Valliere and University of Wisconsin students and faculty in the canoe’s construction at the Wood Shop of
the University of Wisconsin Art Department, on the top floor of the Humanities
Building on the UW campus.

Tom Loeser, chair of the Art Department, was pivotal in planning
and realizing Mr. Valliere’s
work here in Madison. With the help of the Windgate Foundation, the Art
Department established a series to bring practicing artists to the
Wood/Furniture Shop to share their skills with department students and staff.
Mr. Valliere is one of ten such visitors brought to campus over the last
several years. Loeser states: “We see the residency as a way to highlight
alternative ways and understandings of materials and ways to generate
form.  Having visitors like Wayne on
campus enhances our curriculum by exposing students to novel ways of generating
objects, ways that they may not have encountered before.”  Both graduate and undergraduate art students
have participated in the harvesting and construction process.

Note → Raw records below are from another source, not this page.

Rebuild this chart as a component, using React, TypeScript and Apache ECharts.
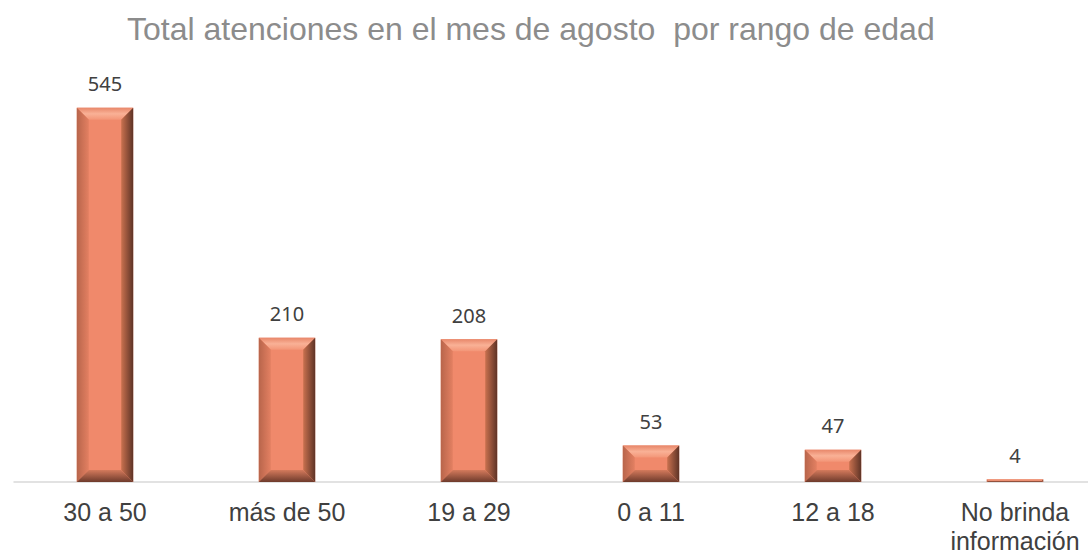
import React, { useEffect, useRef } from "react";
import * as echarts from "echarts";

const categories = ["30 a 50", "más de 50", "19 a 29", "0 a 11", "12 a 18", "No brinda\ninformación"];
const values = [545, 210, 208, 53, 47, 4];
const titleText = "Total atenciones en el mes de agosto  por rango de edad";

export default function App() {
  const ref = useRef<HTMLDivElement>(null);
  useEffect(() => {
    if (!ref.current) return;
    const chart = echarts.init(ref.current, null, { renderer: "svg" });
    const face = "#F0896B";
    const renderItem = (params: any, api: any) => {
      const idx = api.value(0);
      const val = api.value(1);
      const top = api.coord([idx, val]);
      const base = api.coord([idx, 0]);
      const w = api.size([1, 0])[0] * 0.31;
      const x0 = top[0] - w / 2;
      const x1 = top[0] + w / 2;
      const y0 = top[1];
      const y1 = base[1];
      const h = y1 - y0;
      const b = Math.min(12, h / 2, w / 2);
      const children: any[] = [
        { type: "rect", shape: { x: x0, y: y0, width: w, height: h }, style: { fill: face } },
        {
          type: "polygon",
          shape: { points: [[x0, y0], [x1, y0], [x1 - b, y0 + b], [x0 + b, y0 + b]] },
          style: { fill: new echarts.graphic.LinearGradient(0, 0, 0, 1, [{ offset: 0, color: "#E8876A" }, { offset: 0.5, color: "#F9B196" }, { offset: 1, color: "#F39577" }]) },
        },
        {
          type: "polygon",
          shape: { points: [[x0, y0], [x0 + b, y0 + b], [x0 + b, y1 - b], [x0, y1]] },
          style: { fill: new echarts.graphic.LinearGradient(0, 0, 1, 0, [{ offset: 0, color: "#B8654B" }, { offset: 1, color: "#E38062" }]) },
        },
        {
          type: "polygon",
          shape: { points: [[x1, y0], [x1 - b, y0 + b], [x1 - b, y1 - b], [x1, y1]] },
          style: { fill: new echarts.graphic.LinearGradient(0, 0, 1, 0, [{ offset: 0, color: "#C9714F" }, { offset: 1, color: "#5E3326" }]) },
        },
        {
          type: "polygon",
          shape: { points: [[x0, y1], [x0 + b, y1 - b], [x1 - b, y1 - b], [x1, y1]] },
          style: { fill: new echarts.graphic.LinearGradient(0, 0, 0, 1, [{ offset: 0, color: "#D47A5C" }, { offset: 1, color: "#6E3A2B" }]) },
        },
      ];
      return { type: "group", children };
    };
    chart.setOption({
      animation: false,
      backgroundColor: "#ffffff",
      title: {
        text: titleText,
        left: 122,
        top: 8,
        textStyle: { fontFamily: "Liberation Sans", fontSize: 32, fontWeight: "normal", color: "#8C8C8C" },
      },
      grid: { left: 14, right: 0, top: 70, bottom: 75 },
      xAxis: {
        type: "category",
        data: categories,
        axisLine: { lineStyle: { color: "#D9D9D9", width: 1.5 } },
        axisTick: { show: false },
        axisLabel: {
          fontFamily: "Liberation Sans",
          fontSize: 25,
          color: "#404040",
          margin: 15,
          lineHeight: 29,
          interval: 0,
        },
      },
      yAxis: { type: "value", min: 0, max: 600, show: false, splitLine: { show: false } },
      series: [
        {
          type: "custom",
          renderItem,
          data: values.map((v, i) => [i, v]),
          encode: { x: 0, y: 1 },
          z: 3,
        },
        {
          type: "bar",
          data: values,
          barWidth: "31%",
          itemStyle: { color: "rgba(0,0,0,0)" },
          label: {
            show: true,
            position: "top",
            distance: 14,
            fontFamily: "Noto Sans",
            fontSize: 20,
            color: "#404040",
          },
          z: 4,
        },
      ],
    });
    return () => chart.dispose();
  }, []);
  return (
    <div style={{ position: "fixed", left: 0, top: 0, width: 1088, height: 557, overflow: "hidden" }}>
      <div ref={ref} style={{ position: "absolute", left: 0, top: 0, width: 1106, height: 557 }} />
    </div>
  );
}
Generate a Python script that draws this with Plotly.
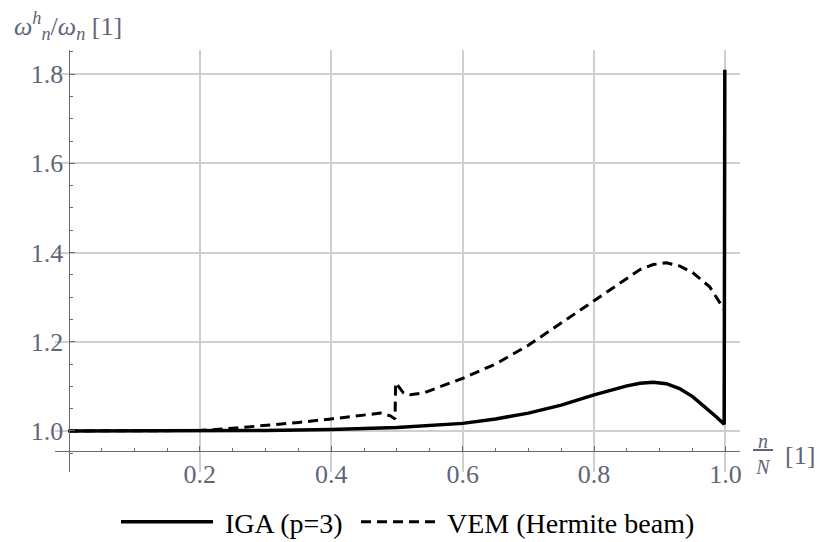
import plotly.graph_objects as go

# ---- data ----
iga_x = [0.0, 0.1, 0.2, 0.3, 0.4, 0.5, 0.6, 0.65, 0.7, 0.75, 0.8, 0.825, 0.85, 0.87,
         0.89, 0.91, 0.93, 0.95, 0.97, 0.985, 0.998, 0.999]
iga_y = [1.0, 1.0, 1.0, 1.001, 1.003, 1.008, 1.017, 1.027, 1.040, 1.058, 1.081, 1.092,
         1.101, 1.107, 1.109, 1.106, 1.095, 1.077, 1.053, 1.033, 1.015, 1.81]

vem_x = [0.0, 0.1, 0.2, 0.25, 0.3, 0.35, 0.4, 0.45, 0.475, 0.49, 0.497, 0.498, 0.51,
         0.52, 0.54, 0.6, 0.65, 0.7, 0.75, 0.8, 0.85, 0.87, 0.89, 0.91, 0.93, 0.95,
         0.976, 0.995, 0.999]
vem_y = [1.0, 1.0, 1.001, 1.006, 1.012, 1.019, 1.027, 1.036, 1.040, 1.034, 1.027, 1.108,
         1.085, 1.081, 1.085, 1.118, 1.150, 1.192, 1.242, 1.294, 1.343, 1.362, 1.373,
         1.377, 1.370, 1.355, 1.323, 1.279, 1.27]

series_names = ["IGA (p=3)", "VEM (Hermite beam)"]

x_major = [0.2, 0.4, 0.6, 0.8, 1.0]
x_major_text = ["0.2", "0.4", "0.6", "0.8", "1.0"]
x_minor = [0.05, 0.1, 0.15, 0.25, 0.3, 0.35, 0.45, 0.5, 0.55, 0.65, 0.7, 0.75, 0.85, 0.9, 0.95]
y_major = [1.0, 1.2, 1.4, 1.6, 1.8]
y_major_text = ["1.0", "1.2", "1.4", "1.6", "1.8"]
y_minor = [0.95, 1.05, 1.1, 1.15, 1.25, 1.3, 1.35, 1.45, 1.5, 1.55, 1.65, 1.7, 1.75, 1.85]

# ---- figure ----
W, H = 822, 542
OFF = 8  # page body margin
pw, ph = 685, 422
ml = 55 - OFF
mt = 50 - OFF
mr = W - ml - pw
mb = H - mt - ph
TICKCOL = "#5f6677"
AXCOL = "#6a6a6a"
GRIDCOL = "#cfcfcf"
SERIF = "Liberation Serif"
PAD = "\u00a0"


def px(xs):  # screen x pixel -> paper
    return (xs - 55) / pw


def py(ys):  # screen y pixel -> paper
    return (472 - ys) / ph


fig = go.Figure()
fig.add_trace(go.Scatter(x=iga_x, y=iga_y, mode="lines", name=PAD + series_names[0],
                         line=dict(color="black", width=3.5), legend="legend"))
fig.add_trace(go.Scatter(x=vem_x, y=vem_y, mode="lines", name=PAD + series_names[1],
                         line=dict(color="black", width=3, dash="10px,6px"), legend="legend2"))

leg_common = dict(orientation="h", xanchor="left", yanchor="middle", y=py(522),
                  font=dict(family=SERIF, size=28, color="black"),
                  bgcolor="rgba(0,0,0,0)")

fig.update_layout(
    width=W, height=H,
    margin=dict(l=ml, r=mr, t=mt, b=mb, autoexpand=False),
    plot_bgcolor="white", paper_bgcolor="white",
    font=dict(family=SERIF, size=26, color=TICKCOL),
    showlegend=True,
    legend=dict(x=px(116), itemwidth=92, **leg_common),
    legend2=dict(x=px(356), itemwidth=74, **leg_common),
    xaxis=dict(range=[-0.0205, 1.0221], anchor="free", position=py(451),
               showline=True, linecolor=AXCOL, linewidth=1.3, zeroline=False,
               tickmode="array", tickvals=x_major, ticktext=x_major_text,
               ticks="inside", ticklen=5, tickcolor=AXCOL, tickwidth=1.3,
               showgrid=True, gridcolor=GRIDCOL, gridwidth=1.5,
               tickfont=dict(family=SERIF, size=26, color=TICKCOL),
               minor=dict(tickmode="array", tickvals=x_minor, ticks="inside", ticklen=3,
                          tickcolor=AXCOL, tickwidth=1.2, showgrid=False)),
    yaxis=dict(range=[0.908, 1.854], anchor="free", position=px(68.5),
               showline=True, linecolor=AXCOL, linewidth=1.3, zeroline=False,
               tickmode="array", tickvals=y_major, ticktext=y_major_text,
               ticks="inside", ticklen=5, tickcolor=AXCOL, tickwidth=1.3,
               showgrid=True, gridcolor=GRIDCOL, gridwidth=1.5,
               tickfont=dict(family=SERIF, size=26, color=TICKCOL),
               minor=dict(tickmode="array", tickvals=y_minor, ticks="inside", ticklen=3,
                          tickcolor=AXCOL, tickwidth=1.2, showgrid=False)),
)

# axis labels
fig.add_annotation(xref="paper", yref="paper", x=px(12), y=py(26),
                   xanchor="left", yanchor="middle", showarrow=False,
                   text="<i>ω</i><sup><i>h</i></sup><sub><i>n</i></sub>/<i>ω</i><sub><i>n</i></sub> [1]",
                   font=dict(family=SERIF, size=26, color=TICKCOL))
fig.add_annotation(xref="paper", yref="paper", x=px(763), y=py(454),
                   xanchor="center", yanchor="middle", showarrow=False,
                   text="<u>&nbsp;<i>n</i>&nbsp;</u><br><i>N</i>",
                   font=dict(family=SERIF, size=20, color=TICKCOL))
fig.add_annotation(xref="paper", yref="paper", x=px(783), y=py(455),
                   xanchor="left", yanchor="middle", showarrow=False,
                   text="[1]", font=dict(family=SERIF, size=26, color=TICKCOL))

fig.write_html("out.html")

Tim Frandy, outreach specialist at the UW Collaborative Center
for Health Equity has also been closely involved in the project from its
outset. According to Frandy: “This project brings the University and Native
community members together under the common cause of improving the health and
well-being of youth. Not only does the project offer the youth who are involved
a healthy dose of physical exercise, it also advances students’ cultural and social well-being.  It encourages them to participate in
activities that strengthen the traditional culture and sense of identity in
their communities.”

Students from the Goodman Community Center’s Seed to Table program have also
collaborated on the project. Seed to Table is an innovative education program
focusing on urban agriculture and culinary arts. As Keith Pollock of the
Goodman Community Center explains, the Seed to Table program focuses on natural
products and has a strong multicultural focus, making the birch bark canoe
project a natural interest. Goodman students will share in a traditional Ojibwe
feast prepared by the Lac du Flambeau students and teachers on the day of the

Students of the Department of Comparative Literature and Folklore
Studies (CLFS) have helped in the harvesting and construction of the canoe as
well.  They have also produced a film
record of the building process, sharing images and video with the public daily
on a Facebook page and website that they designed
According to CLFS professor Tom DuBois, the project fits well with the
ideals of public humanities and engaged research.  “We are helping create and document an
artwork that not only celebrates but sustains Ojibwe culture in our
state. This canoe reminds us of the central importance of birch bark canoes of
this kind in the history of our region. 
But the project also demonstrates the vibrant Native cultural traditions
that are alive and well in our state today.” The website and Facebook page have
attracted thousands of visitors, some from as far away as Alaska, Australia,
Japan, and Finland, and reflect the UW’s ongoing commitment to humanistic research that reaches far beyond
the walls of the University’s
classrooms and facilities.

Wayne Valliere sees the canoe project as a way to pass on Ojibwe
heritage to a new generation.  Valliere
first began learning about canoe building from an Ojibwe elder when he was only
fourteen years old. His fascination with the art and ingenuity of his ancestors
led to a lifelong passion to preserve and pass on the traditions of his
people.  “I’ve made my life about keeping our
traditional ways, and bringing back our traditional ways, so that they will be
a part of our tribe’s life in
coming generations. “  At the same time,
Wayne has been eager to share his people’s traditions with the many people who visit the wood shop daily to
check on the progress of the canoe or who follow the process via the Internet.  As he notes: “A lot of people from a lot of
different cultures have helped on this canoe, and that is important.”

The planned launching is free and open to the public. Members of
the public will be able to view the canoe, meet its makers, and observe and
participate in the ceremonies that prepare it for its maiden voyage.